Томас и епископы посовещались, и Бекет, от имени всех собравшихся, заявил, что уважение к духовному сану запрещает передавать клириков в руки светских судей.
«Было бы постыдным и негодным делом, – сказал он, – если бы королевская милость оказалась такой жестокой и ужасной, что руки, посвященные Богу, руки, которые незадолго до этого являли [верующим] образ Распятого Царя, Спасителя Мира, оказались бы связанными за спиной и объявлены руками вора, а голова, помазанная священным елеем, перед которой незадолго до этого склонялось королевское величие, прося о милости и прощении, качалась бы на позорной виселице с веревкой на шее»[102].
Эта защита священной природы духовенства была весьма трогательной, но она полностью игнорировала проблему, которую хотел решить король. Тогда он без лишних слов потребовал, чтобы епископы поклялись ему в том, что будут соблюдать древние обычаи. Но король и епископы их понимали по-разному. Для Генриха II они означали мир и порядок, которые принесло Англии правление его деда, а Бекет и его епископы вспомнили о жестокой борьбе, которую Генрих I вел с Ансельмом, пытаясь полностью подчинить себе архиепископа Кентерберийского. Томас Бекет, который считал Ансельма своим покровителем и стремился во всем подражать ему, сопротивлялся давлению Генриха II с такой же стойкостью, какую проявил Ансельм в борьбе с Вильгельмом Рыжим и Генрихом I. Архиепископ Кентерберийский не мог быть простым слугой короля; архиепископы существовали задолго до того, как в Англии появился король, да и сама страна обрела единство и национальное самосознание только благодаря Кентерберийскому престолу.

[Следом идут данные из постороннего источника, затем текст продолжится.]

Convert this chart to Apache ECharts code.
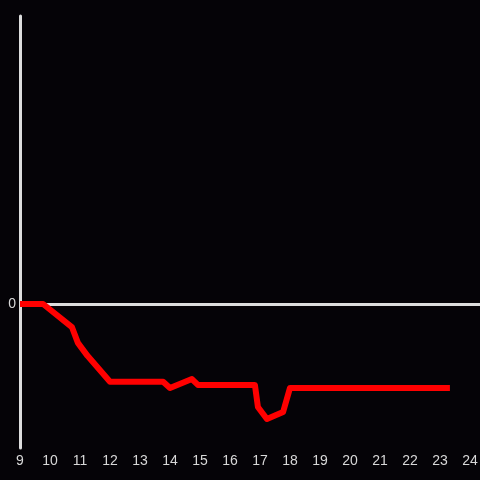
<!DOCTYPE html>
<html><head><meta charset="utf-8">
<script src="https://cdn.jsdelivr.net/npm/echarts@6/dist/echarts.min.js"></script>
<style>html,body{margin:0;padding:0;background:#050307}#c{width:480px;height:480px}</style>
</head><body><div id="c"></div>
<script>
const xValues = [9, 9.77, 10.73, 10.93, 11.25, 12, 13.77, 14, 14.73, 14.93, 16.83, 16.93, 17.23, 17.77, 18, 23.33];
const yValues = [0, 0, -16, -27, -36, -54, -54, -58.3, -52.1, -56.2, -56.2, -71.5, -79.9, -75, -58.3, -58.3];
const xTicks = [9,10,11,12,13,14,15,16,17,18,19,20,21,22,23,24];

const chart = echarts.init(document.getElementById('c'));
chart.setOption({
  backgroundColor: '#050307',
  animation: false,
  grid: {left: 20, right: 0, top: 16, bottom: 32, containLabel: false, outerBoundsMode: 'none'},
  xAxis: {
    type: 'value', min: 9, max: 24.333, interval: 1,
    axisLine: {show: false}, axisTick: {show: false}, splitLine: {show: false},
    axisLabel: {color: '#d8d8d8', fontSize: 14, margin: 6, fontFamily: 'Liberation Sans', hideOverlap: false,
      formatter: v => xTicks.includes(Math.round(v*1000)/1000) ? String(v) : ''}
  },
  yAxis: {
    type: 'value', min: -100, max: 200, interval: 100,
    axisLine: {show: true, lineStyle: {color: '#dddddd', width: 3}},
    axisTick: {show: false}, splitLine: {show: false},
    axisLabel: {color: '#d8d8d8', fontSize: 14, margin: 4, fontFamily: 'Liberation Sans',
      formatter: v => v === 0 ? '0' : ''}
  },
  series: [{
    type: 'line',
    data: xValues.map((x, i) => [x, yValues[i]]),
    showSymbol: false,
    lineStyle: {color: '#ff0000', width: 6, cap: 'butt', join: 'round'},
    z: 3,
    markLine: {
      silent: true, symbol: 'none', label: {show: false},
      lineStyle: {color: '#dddddd', width: 3, type: 'solid'},
      data: [{yAxis: 0}],
      z: 2
    }
  }]
});
</script>
</body></html>
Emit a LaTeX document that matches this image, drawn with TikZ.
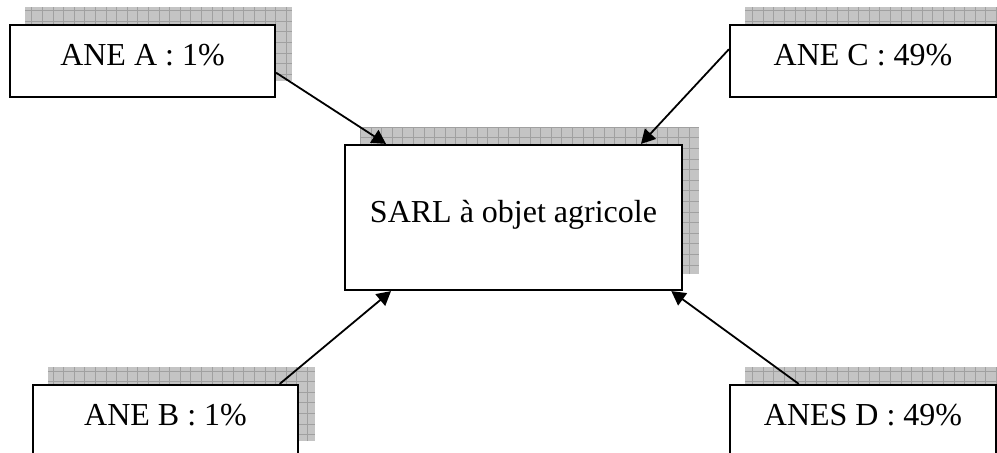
\documentclass[tikz,border=0pt]{standalone}
\usepackage{fontspec}
\setmainfont{Liberation Serif}
\usetikzlibrary{arrows.meta,backgrounds}

\definecolor{shadowgray}{HTML}{C4C4C4}
\definecolor{gridgray}{HTML}{A0A0A0}

\begin{document}
\begin{tikzpicture}[x=0.5pt, y=-0.5pt,
	box/.style={draw, line width=1.1pt, fill=white, inner sep=0pt,
		minimum width=132.5pt, minimum height=36pt,
		text height=11pt, text depth=7pt, font=\fontsize{16}{19}\selectfont},
	bigbox/.style={box, minimum width=168.5pt, minimum height=72.5pt,
		text height=11pt, text depth=6.5pt},
	shadowfill/.style={fill=shadowgray},
	shadowgrid/.style={draw=gridgray, line width=0.4pt},
	link/.style={line width=0.9pt, -{Triangle[length=7pt, width=7.5pt]}}]
	\useasboundingbox (0,0) rectangle (997,452);

	% holders and company
	\node[box] (a) at (142.5,61) {ANE A : 1\%};
	\node[box, minimum width=133pt] (c) at (863,61) {ANE C : 49\%};
	\node[bigbox] (sarl) at (513.5,217.5) {SARL à objet agricole};
	\node[box] (b) at (165.5,421) {ANE B : 1\%};
	\node[box, minimum width=133pt] (d) at (863,421) {ANES D : 49\%};

	% shadows behind the boxes
	\begin{scope}[on background layer]
		\foreach \n in {a,b,c,d,sarl} {
			\fill[shadowfill] ([shift={(16,-17)}]\n.south west) rectangle ([shift={(16,-17)}]\n.north east);
			\draw[shadowgrid] ([shift={(16,-17)}]\n.south west) grid[step=5.3pt] ([shift={(16,-17)}]\n.north east);
		}
	\end{scope}

	% shares
	\draw[link] (a.-5.2) -- (sarl.150.6);
	\draw[link] (c.175.3) -- (sarl.30.8);
	\draw[link] (b.18) -- (sarl.-149);
	\draw[link] (d.150) -- (sarl.-25.9);
\end{tikzpicture}
\end{document}
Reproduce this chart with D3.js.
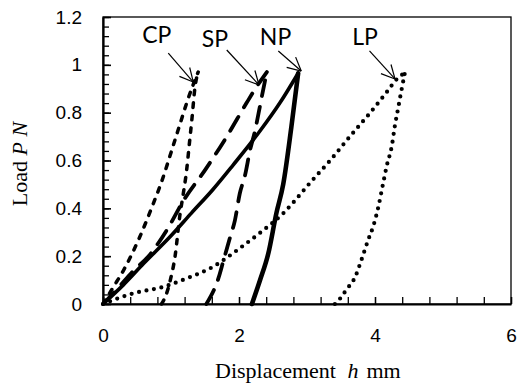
<!DOCTYPE html>
<html><head><meta charset="utf-8">
<script src="https://cdn.jsdelivr.net/npm/d3@7"></script>
<style>body{margin:0;background:#fff}</style>
</head><body><svg id="c" width="518" height="383"></svg>
<script>
// ---- data (displacement h mm, load P N) ----
const cpLoad   = [[0,0],[0.15,0.07],[0.3,0.14],[0.54,0.28],[0.74,0.42],[0.86,0.51],[1.03,0.66],[1.13,0.75],[1.23,0.84],[1.33,0.92],[1.40,0.97]];
const cpUnload = [[0.86,0],[0.93,0.04],[0.99,0.1],[1.06,0.2],[1.13,0.37],[1.18,0.46],[1.23,0.56],[1.27,0.67],[1.31,0.78],[1.35,0.9],[1.40,0.97]];
const spLoad   = [[0,0],[0.2,0.06],[0.45,0.14],[0.67,0.2],[0.94,0.31],[1.2,0.44],[1.5,0.56],[1.82,0.70],[2.11,0.84],[2.24,0.9],[2.41,0.97]];
const spUnload = [[1.52,0],[1.70,0.11],[1.77,0.18],[1.87,0.28],[1.94,0.35],[2.01,0.46],[2.09,0.54],[2.16,0.64],[2.24,0.73],[2.31,0.83],[2.38,0.93],[2.41,0.97]];
const npLoad   = [[0,0],[0.3,0.08],[0.6,0.17],[1.0,0.285],[1.3,0.38],[1.62,0.48],[1.91,0.58],[2.3,0.72],[2.6,0.84],[2.87,0.965]];
const npUnload = [[2.19,0],[2.31,0.1],[2.43,0.21],[2.55,0.38],[2.65,0.5],[2.77,0.74],[2.87,0.965]];
const lpLoad   = [[0,0],[0.45,0.045],[0.89,0.072],[1.23,0.107],[1.62,0.156],[2.01,0.233],[2.36,0.309],[2.65,0.379],[2.8,0.425],[3.04,0.505],[3.34,0.60],[3.63,0.70],[3.93,0.80],[4.17,0.885],[4.32,0.94],[4.44,0.967]];
const lpUnload = [[3.41,0],[3.49,0.024],[3.58,0.06],[3.71,0.114],[3.80,0.184],[3.90,0.268],[3.98,0.33],[4.05,0.407],[4.12,0.505],[4.17,0.574],[4.25,0.665],[4.29,0.741],[4.34,0.818],[4.39,0.895],[4.44,0.967]];

const xTicks = [0,2,4,6];
const yTicks = [0,0.2,0.4,0.6,0.8,1,1.2];

// annotations (data units)
const annLabels = ["CP","SP","NP","LP"];
const annText   = [[0.79,1.09],[1.647,1.076],[2.537,1.083],[3.853,1.083]];
const annFrom   = [[0.96,1.049],[1.82,1.062],[2.578,1.058],[3.919,1.058]];
const annTo     = [[1.328,0.928],[2.294,0.916],[2.915,0.974],[4.294,0.941]];

// ---- chart ----
const svg = d3.select('#c');
const L = 103, R = 511, T = 17, B = 304;
const x = d3.scaleLinear().domain([0,6]).range([L,R]);
const y = d3.scaleLinear().domain([0,1.2]).range([B,T]);

svg.append('rect').attr('x',L).attr('y',T).attr('width',R-L).attr('height',B-T)
  .attr('fill','none').attr('stroke','#000').attr('stroke-width',1.3);

const tickFont = '"Liberation Sans", Arial, sans-serif';

// y axis minor ticks
svg.append('g').attr('transform',`translate(${L},0)`)
  .call(d3.axisLeft(y).tickValues(d3.range(0,1.2001,0.04)).tickSize(-6).tickSizeOuter(0).tickFormat(''))
  .call(g=>g.select('.domain').remove())
  .call(g=>g.selectAll('line').attr('stroke','#000').attr('stroke-width',1.3));
// y axis major
const gy = svg.append('g').attr('transform',`translate(${L},0)`)
  .call(d3.axisLeft(y).tickValues(yTicks).tickSize(-8).tickSizeOuter(0).tickPadding(21).tickFormat(d=>String(d)));
gy.select('.domain').attr('stroke','#000').attr('stroke-width',2.2);
gy.selectAll('line').attr('stroke','#000').attr('stroke-width',1.6);
gy.selectAll('text').attr('font-family',tickFont).attr('font-size',19).attr('fill','#000');

// x axis minor
svg.append('g').attr('transform',`translate(0,${B})`)
  .call(d3.axisBottom(x).tickValues(d3.range(0,6.001,0.4)).tickSize(-7).tickSizeOuter(0).tickFormat(''))
  .call(g=>g.select('.domain').remove())
  .call(g=>g.selectAll('line').attr('stroke','#000').attr('stroke-width',1.3));
const gx = svg.append('g').attr('transform',`translate(0,${B})`)
  .call(d3.axisBottom(x).tickValues(xTicks).tickSize(-7).tickSizeOuter(0).tickPadding(25).tickFormat(d=>String(d)));
gx.select('.domain').attr('stroke','#000').attr('stroke-width',2.2);
gx.selectAll('line').attr('stroke','#000').attr('stroke-width',1.3);
gx.selectAll('text').attr('font-family',tickFont).attr('font-size',19).attr('fill','#000');

// curves
const line = d3.line().x(d=>x(d[0])).y(d=>y(d[1])).curve(d3.curveMonotoneX);
const series = [
  {data:[cpLoad,cpUnload], w:[3.5,3.5], dash:'4.5,8'},
  {data:[spLoad,spUnload], w:[3.8,3.8], dash:'16,11'},
  {data:[npLoad,npUnload], w:[3.6,4.6], dash:null},
  {data:[lpLoad,lpUnload], w:[4.2,4.2], dash:'0,7.6'}
];
series.forEach(s=>{
  s.data.forEach((d,j)=>{
    const p = svg.append('path').attr('d',line(d)).attr('fill','none')
      .attr('stroke','#000').attr('stroke-width',s.w[j])
      .attr('stroke-linecap','round').attr('stroke-linejoin','round');
    if (s.dash) p.attr('stroke-dasharray',s.dash);
  });
});

// annotations
const lblFont = 'Lato, "Open Sans", sans-serif';
annLabels.forEach((t,i)=>{
  svg.append('text').attr('x',x(annText[i][0])).attr('y',y(annText[i][1]))
    .attr('text-anchor','middle').attr('font-family',lblFont).attr('font-size',23).attr('fill','#000').text(t);
  const x1=x(annFrom[i][0]), y1=y(annFrom[i][1]), x2=x(annTo[i][0]), y2=y(annTo[i][1]);
  svg.append('line').attr('x1',x1).attr('y1',y1).attr('x2',x2).attr('y2',y2)
    .attr('stroke','#000').attr('stroke-width',1.2);
  const ang = Math.atan2(y2-y1,x2-x1), hl=15, ha=0.47;
  [ang+Math.PI-ha, ang+Math.PI+ha].forEach(a=>{
    svg.append('line').attr('x1',x2).attr('y1',y2)
      .attr('x2',x2+hl*Math.cos(a)).attr('y2',y2+hl*Math.sin(a))
      .attr('stroke','#000').attr('stroke-width',1.2);
  });
});

// axis titles
const serif = '"Liberation Serif", "Times New Roman", serif';
const xt = svg.append('text').attr('y',378).attr('font-family',serif).attr('font-size',22).attr('fill','#000');
xt.append('tspan').attr('x',215).text('Displacement');
xt.append('tspan').attr('x',347.5).attr('font-style','italic').text('h');
xt.append('tspan').attr('x',366.5).text('mm');

const yt = svg.append('text').attr('transform','translate(27,164) rotate(-90)').attr('text-anchor','middle')
  .attr('font-family',serif).attr('font-size',22).attr('fill','#000');
yt.append('tspan').text('Load ');
yt.append('tspan').attr('font-style','italic').text('P');
yt.append('tspan').text(' ');
yt.append('tspan').attr('font-style','italic').text('N');
</script></body></html>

Помня о славных традициях своего престола и о длинной череде архиепископов, сменявших друг друга, начиная со святого Августина, чьим преемником он стал, Томас Бекет ответил, что он и его братья епископы готовы поклясться в соблюдении древних обычаев, «если это не нанесет ущерба духовенству».
Этой оговоркой Томас хотел подчеркнуть, что ни один обычай, за который ратовал Генрих II, не должен противоречить совести и обязанностям епископов, а также их обязательствам перед церковью. Ведь не все обычаи деда Генриха были разумными. Перенеся внимание с конкретных нарушений закона на то, что он называл древними обычаями, Генрих II заставил епископов сделать особую оговорку, чтобы защитить себя от произвола. Иначе король мог сделать так, что епископы будут получать кольцо и посох, символы их власти, из его рук; он мог запретить им покидать Англию, когда папа призывает их на совет; он мог по своему желанию назначать на церковные должности нужных ему людей; он мог оставлять епископские кафедры вакантными столько времени, сколько ему захочется, и забирать себе все доходы епархии, как поступил Генрих I, при котором кентерберийский престол после смерти Ансельма пустовал целых пять лет; он мог заставить кафедральные капитулы покупать у него право на выборы епископов, как сделал Стефан, заставив Лондонский капитул пообещать ему 500 фунтов за право выбора епископа; и он мог начать продажу церковных должностей.
Все это делалось предшественниками Генриха II, и епископы опасались, что именно это он и называл «старинными обычаями», в соблюдении которых требовал от них клятвы. Короче говоря, безусловное одобрение формулировки «соблюдения древних обычаев» могло сделать духовенство полностью зависимым от короля и его капризов.
Генрих II пришел в ярость и потребовал, чтобы все епископы по очереди самолично поклялись ему в том, что будут соблюдать древние обычаи, и все епископы по очереди ответили, что дадут клятву соблюдать те обычаи, «которые не нанесут ущерба духовенству». Лишь один Хиларий Чичестерский, желая ублажить короля, поклялся, что будет соблюдать древние обычаи «с доброй верой».